The pledge by Europeans would provide temporary bilateral loans to the IMF to help it meet a potential increase in loan demand or a request from Spain and Italy for precautionary lending.
The agreement also raises the odds of help from the Group of 20 nations, which held back last month because they said Europe wasn't doing enough to help itself. The G20 comprises the world's leading industrial and developing economies accounting for about 85 percent of global gross domestic product. "We can contribute if some conditions are met," Sohn Byung Doo, director general of the G20 bureau at South Korea's finance ministry, said in a telephone interview.
China, whose foreign-exchange reserves of $3.2 trillion as of September were the world's biggest, reiterated its willingness to help, while stopping short of any indication of when it's prepared to announce an IMF contribution.
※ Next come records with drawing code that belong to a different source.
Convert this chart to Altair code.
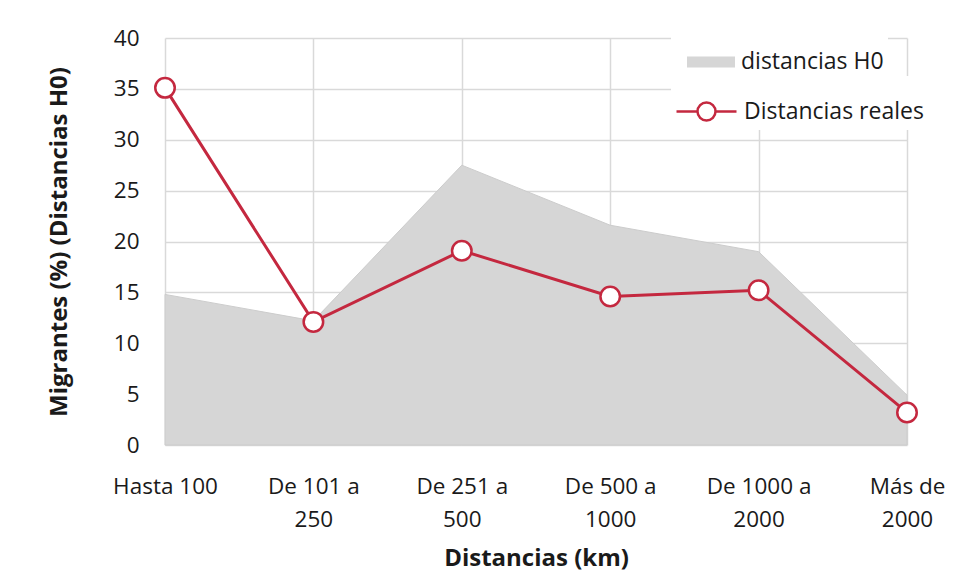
import altair as alt
import pandas as pd

categorias = ["Hasta 100", "De 101 a\n250", "De 251 a\n500", "De 500 a\n1000", "De 1000 a\n2000", "Más de\n2000"]
h0 = [14.8, 12.2, 27.5, 21.6, 19.0, 4.9]
reales = [35.1, 12.1, 19.1, 14.6, 15.2, 3.2]

df_h0 = pd.DataFrame({"cat": categorias, "valor": h0, "serie": "distancias H0"})
df_re = pd.DataFrame({"cat": categorias, "valor": reales, "serie": "Distancias reales"})

FONT = "Open Sans"
RED = "#c4283f"
GRAY = "#d6d6d6"
TXT = "#1a1a1a"

x = alt.X("cat:N", sort=categorias, scale=alt.Scale(type="point", padding=0),
          axis=alt.Axis(title="Distancias (km)", labelExpr="split(datum.label, '\\n')",
                        labelAngle=0, labelFontSize=22.5, labelLineHeight=33, labelPadding=30,
                        titleFontSize=24, titleFontWeight="bold", titlePadding=16,
                        ticks=False, domain=False, grid=True, gridColor="#d9d9d9", gridWidth=1.5,
                        labelColor=TXT, titleColor=TXT))
y = alt.Y("valor:Q", scale=alt.Scale(domain=[0, 40]),
          axis=alt.Axis(title="Migrantes (%) (Distancias H0)", values=list(range(0, 45, 5)),
                        labelFontSize=22.5, labelPadding=26, ticks=False, domain=False,
                        titleFontSize=24, titleFontWeight="bold", titlePadding=42,
                        grid=True, gridColor="#d9d9d9", gridWidth=1.5,
                        labelColor=TXT, titleColor=TXT))

area = alt.Chart(df_h0).mark_area(opacity=1, stroke="#cccccc", strokeWidth=1).encode(
    x=x, y=y,
    fill=alt.Fill("serie:N", scale=alt.Scale(domain=["distancias H0"], range=[GRAY]),
                  legend=alt.Legend(title=None, orient="none", legendX=506, legendY=-10,
                                    symbolType="M-0.6,-0.18H1V0.18H-0.6Z", symbolSize=3600,
                                    symbolStrokeWidth=0, labelFontSize=23, labelOffset=6,
                                    labelLimit=400,
                                    labelFont=FONT, labelColor=TXT,
                                    fillColor="white", padding=4))
)

line = alt.Chart(df_re).mark_line(strokeWidth=3).encode(
    x=x, y=y,
    stroke=alt.Stroke("serie:N", scale=alt.Scale(domain=["Distancias reales"], range=[RED]),
                      legend=alt.Legend(title=None, orient="none", legendX=506, legendY=38,
                                        symbolType="M-1,0H-0.3A0.3,0.3 0 1,1 0.3,0H1M0.3,0A0.3,0.3 0 1,1 -0.3,0",
                                        symbolSize=3600, symbolStrokeWidth=2.5, symbolFillColor="white",
                                        labelFontSize=23, labelOffset=6, labelFont=FONT,
                                        labelLimit=400,
                                        labelColor=TXT, fillColor="white", padding=4))
)

points = alt.Chart(df_re).mark_point(filled=True, fill="white", size=380, strokeWidth=2.5, opacity=1).encode(
    x=x, y=y,
    stroke=alt.Stroke("serie:N", scale=alt.Scale(domain=["Distancias reales"], range=[RED]))
)

chart = alt.layer(area, line, points).properties(
    width=742, height=407,
    autosize=alt.AutoSizeParams(type="none"),
    padding={"left": 157, "top": 30, "right": 60, "bottom": 138},
).configure(font=FONT).configure_view(stroke=None)

chart.save("out.html", embed_options={"renderer": "svg", "actions": False})
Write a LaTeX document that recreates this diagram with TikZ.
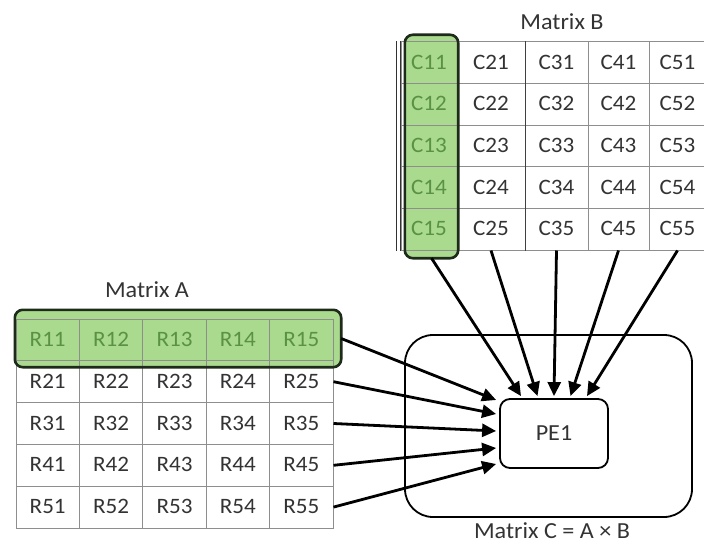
\documentclass[tikz,border=0pt]{standalone}
\usepackage{fontspec}
\setmainfont{Carlito}[FakeStretch=1.05]
\usetikzlibrary{arrows.meta,calc}

\definecolor{cellgreen}{HTML}{A9DA8E}
\definecolor{greentext}{HTML}{5A9144}
\definecolor{boxedge}{HTML}{1E2A1A}
\definecolor{gridgray}{HTML}{8E8E8E}
\definecolor{celltext}{HTML}{333333}

\tikzset{
  cell/.style={draw=gridgray, line width=1pt, inner sep=0pt, text=celltext,
    text height=14pt, text depth=1pt, font=\fontsize{22}{24}\selectfont},
  greencell/.style={cell, text=greentext},
  greenfill/.style={fill=cellgreen, draw=none, rounded corners=8pt, inner sep=0pt},
  greenedge/.style={draw=boxedge, line width=2.6pt, rounded corners=8pt},
  title/.style={font=\fontsize{23}{25}\selectfont, text=celltext},
  feed/.style={line width=2.8pt, -{Triangle[length=14pt,width=13pt]}},
}

\begin{document}
\begin{tikzpicture}[x=1pt, y=-1pt]
\useasboundingbox (0,0) rectangle (704,543);

% ---------- Matrix A (rows, first row highlighted) ----------
\node[greenfill, minimum width=326pt, minimum height=57pt] (rowA) at (178,338.5) {};
\foreach \r/\y in {1/339.9,2/381.7,3/423.5,4/465.3,5/507.1}{
  \foreach \c/\x in {1/47.7,2/111.1,3/174.5,4/237.9,5/301.3}{
    \ifnum\r=1
      \node[greencell, minimum width=63.4pt, minimum height=41.8pt] (a\r\c) at (\x,\y) {R\r\c};
    \else
      \node[cell, minimum width=63.4pt, minimum height=41.8pt] (a\r\c) at (\x,\y) {R\r\c};
    \fi
  }
}
\draw[greenedge] (rowA.north west) rectangle (rowA.south east);
\node[title] (labA) at (147,290) {Matrix A};

% ---------- Matrix B (columns, first column highlighted) ----------
\node[greenfill, minimum width=53pt, minimum height=223pt] (colB) at (431.5,146.5) {};
\foreach \r/\y in {1/62.8,2/104.4,3/146,4/187.6,5/229.2}{
  \foreach \c/\x/\w in {1/429/56,2/491/68,3/556.5/63,4/618.5/61,5/677.5/57}{
    \ifnum\c=1
      \node[greencell, minimum width=\w pt, minimum height=41.6pt] (b\c\r) at (\x,\y) {C\c\r};
    \else
      \node[cell, minimum width=\w pt, minimum height=41.6pt] (b\c\r) at (\x,\y) {C\c\r};
    \fi
  }
}
% darker rules of the B table
\draw[line width=1.1pt, black!80] (b11.north west) -- (b15.south west);
\draw[line width=1.1pt, black!80] ($(b11.north west)+(-4,0)$) -- ($(b15.south west)+(-4,0)$);
\draw[line width=1.1pt, black!75] (b21.north east) -- (b25.south east);
\draw[greenedge] (colB.north west) rectangle (colB.south east);
\node[title] (labB) at (562,22) {Matrix B};

% ---------- Processing element inside Matrix C ----------
\node[draw, line width=1.8pt, rounded corners=28pt, minimum width=287pt,
      minimum height=182pt] (matC) at (548.5,426) {};
\node[draw, line width=1.8pt, rounded corners=10pt, minimum width=108pt,
      minimum height=69pt, title] (pe) at (554,433.5) {PE1};
\node[title, anchor=base, inner sep=0pt, text depth=0pt] (labC) at (552,538) {Matrix C = A × B};

% arrow targets around PE1
\foreach \i/\dx in {1/-33,2/-16.5,3/0,4/16.5,5/33}
  \coordinate (top\i) at ($(pe.north)+(\dx,-2)$);
\foreach \i/\dy in {1/-33.5,2/-19.5,3/-2.5,4/14.5,5/30.5}
  \coordinate (left\i) at ($(pe.west)+(-3,\dy)$);

% rows of A feed PE1 from the left
\draw[feed] (rowA.east) -- (left1);
\foreach \r in {2,3,4,5}
  \draw[feed] (a\r5.east) -- (left\r);

% columns of B feed PE1 from above
\draw[feed] (colB.south) -- (top1);
\foreach \c in {2,3,4,5}
  \draw[feed] (b\c5.south) -- (top\c);

\end{tikzpicture}
\end{document}
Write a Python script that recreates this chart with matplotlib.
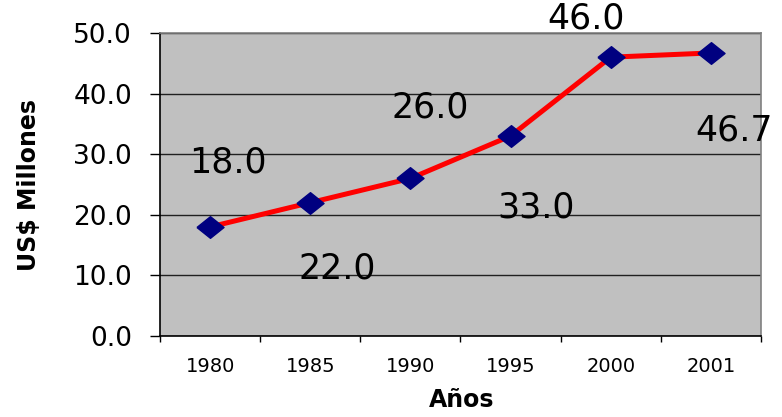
import numpy as np
import matplotlib
matplotlib.use("Agg")
import matplotlib.pyplot as plt
from matplotlib.ticker import FixedLocator, FormatStrFormatter

anios = ["1980", "1985", "1990", "1995", "2000", "2001"]
valores = [18.0, 22.0, 26.0, 33.0, 46.0, 46.7]
# desplazamiento de las etiquetas de datos (pixeles), como quedaron en el original
offs_x = [18, 27, 20, 25, -25, 23]
offs_y = [64, -66, 71, -72, 39, -78]

plt.rcParams['font.family'] = ['DejaVu Sans']

fig = plt.figure(figsize=(7.82, 4.17), dpi=100)
ax = fig.add_axes([0.2046, 0.1942, 0.9731 - 0.2046, 0.921 - 0.1942])
ax.set_facecolor("#C0C0C0")

x = np.arange(len(anios))
ax.plot(x, valores, color="#FF0000", lw=3.6, zorder=3)
diamante = [(-1, 0), (0, 0.8), (1, 0), (0, -0.8), (-1, 0)]
ax.plot(x, valores, ls="none", marker=diamante, ms=19.5, color="#000080", zorder=4)

for i, v in enumerate(valores):
    ax.annotate(f"{v:.1f}", (x[i], v), xytext=(offs_x[i], offs_y[i]),
                textcoords="offset pixels", ha="center", va="center",
                fontsize=25, color="black", zorder=5, annotation_clip=False)

ax.set_xlim(-0.5, len(anios) - 0.5)
ax.set_ylim(0, 50)
ax.set_yticks(np.arange(0, 51, 10))
ax.yaxis.set_major_formatter(FormatStrFormatter("%.1f"))
ax.yaxis.grid(True, color="#202020", lw=1.0)
ax.set_axisbelow(True)

ax.set_xticks(x)
ax.set_xticklabels(anios)
ax.xaxis.set_minor_locator(FixedLocator(np.arange(-0.5, len(anios), 1.0)))
ax.tick_params(axis="x", which="major", length=0, pad=15, labelsize=14)
ax.tick_params(axis="x", which="minor", length=4.5, width=1, direction="out")
ax.tick_params(axis="y", length=7.2, width=1, pad=13, labelsize=19, direction="out")

for s in ["top", "right"]:
    ax.spines[s].set_color("#808080")
    ax.spines[s].set_linewidth(1.2)
for s in ["left", "bottom"]:
    ax.spines[s].set_color("black")
    ax.spines[s].set_linewidth(1.2)

ax.set_ylabel("US$ Millones", fontsize=17, fontweight="bold")
ax.yaxis.set_label_coords(-0.198, 0.498)
ax.set_xlabel("Años", fontsize=17, fontweight="bold")
ax.xaxis.set_label_coords(0.502, -0.172)

plt.savefig("out.png", dpi=100)
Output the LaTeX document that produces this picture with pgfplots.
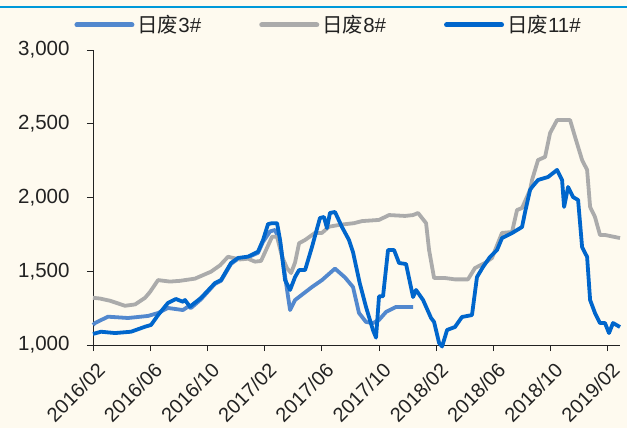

"China has been part of the international effort to counter the financial crisis and China will continue to be part of the effort, because we are interrelated, interdependent," said Fu Ying, vice-minister of Foreign Affairs, China. "We are in it together. We are in one boat.
"Europe needs a partner. They come to sell their bonds, that's a partnership," Fu, whose portfolio is European affairs, told reporters in Vienna on Saturday. "They have to work out the terms. It should be a kind of relationship of cooperation."
Stocks climbed on Friday, sending the Standard & Poor's 500 Index up for the week, Treasuries fell and the euro rose after Europe set plans to boost its rescue fund and tightened anti-deficit rules.
The S&P 500 climbed 1.7 percent to close at 1255.19 at 4 pm in New York. The euro increased 0.3 percent to $1.3375. Ten-year Treasury yields rose nine basis points to 2.07 percent. The 10-year Italian bond yield fell 10 basis points to 6.36 percent, reversing a 23-point increase.
Obama and Treasury Secretary Timothy F. Geithner, while refraining from committing cash, have pushed European leaders to resolve a crisis that threatens to derail the US economic recovery.
Geithner last week met European Central Bank President Mario Draghi, French President Nicolas Sarkozy, Italian Prime Minister Mario Monti and German Finance Minister Wolfgang Schaeuble during a three-nation visit to Europe to discuss possible solutions to the crisis. Geithner said he was "encouraged" by efforts by eurozone leaders although their work "will take time".
With Congress gridlocked on deficit-cutting measures, "the idea of voting to spend money helping advanced economies in Europe would be very difficult", said Phillip Swagel, a professor of international economic policy at the University of Maryland in College Park and a former assistant Treasury secretary. "We have so many problems at home, including reducing the fiscal deficit," he said.
Twenty-six Republican senators, including Jim DeMint of South Carolina and Tom Coburn of Oklahoma, introduced a bill on Friday to stop the IMF from using US taxpayer dollars to bail out euro-region countries. The bill also seeks to rescind the credit line the US gave in 2009.